I THINK THE OTHER REASON IS WE INTERPRETED THAT PARTICULAR PROVISION DIFFERENTLY AND YOU HEARD OUR ARGUMENT... YOU HEARD OUR ARGUMENT THAT THE 30 DAY NOTICE DIDN'T APPLY TO MATERIAL BREACHES OF CONTRACT...
THE DISTRICT SIMPLY HAD A DIFFERENT INTERPRETATION ...
WELL, OKAY...I SUPPOSE THE ANSWER IS THAT RELATIONSHIP BETWEEN THE BOARD AND THE COMMUNITY AND THE SUPERINTENDENT HAD DETERIORATED TO THE POINT WHERE THE DISTRICT WAS WILLING TO TAKE THE RISK THAT THE 30 DAYS MIGHT REALLY MEAN 30 DAYS.
UPDATE OCT. 10, 2012
INVASION OF THE...BROWN ACT?
STUTZ LAW FIRM ADVISES: CALL US "WHEN THE BROWN ACT INVADES"
From the Stutz Artiano Shinoff & Holtz website:
Robert Mahlowitz Presents “Dragged Into Closed Session”
Attorney Robert Mahlowitz will present “Dragged Into Closed Session: The Ins and Outs of California’s Brown Act & Personnel Discussions” at the Fall Training Institute for the Association of Chief Human Resource Officers/Equal Employment Officers (ACHRO/EEO). The event will be held at Harrah’s Lake Tahoe October 24-26.
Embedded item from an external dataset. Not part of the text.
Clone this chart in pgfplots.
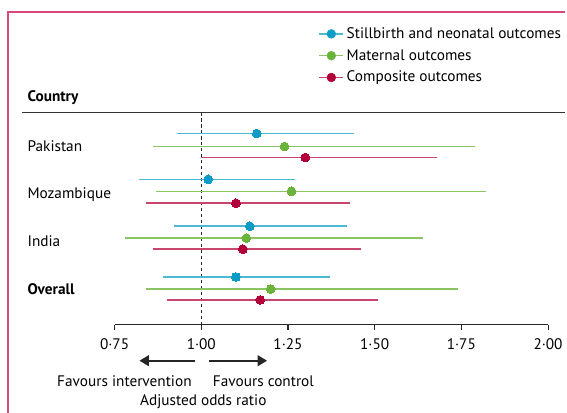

HR Professionals are often called upon to appear in closed session with their Boards to discuss personnel issues. Limited budgets may restrict access to legal counsel when HR Administrators have concerns about whether matters have been properly noticed, what notice has been provided to an employee and what to do when the employee wants a public airing of the discussion. Concerns also arise about potential personal liability for violation of the Brown Act. For 30 years, Stutz Artiano has served as legal counsel to community college and school districts in California and we will share insights to empower senior HR/EEO professionals for those times when the Brown Act invades.
[Maura Larkins comment: Stutz provided legal counsel to MiraCosta College throughout the Victoria Richart paroxysm, and to Grossmont-Cuyamaca during the Omero Suarez scandal.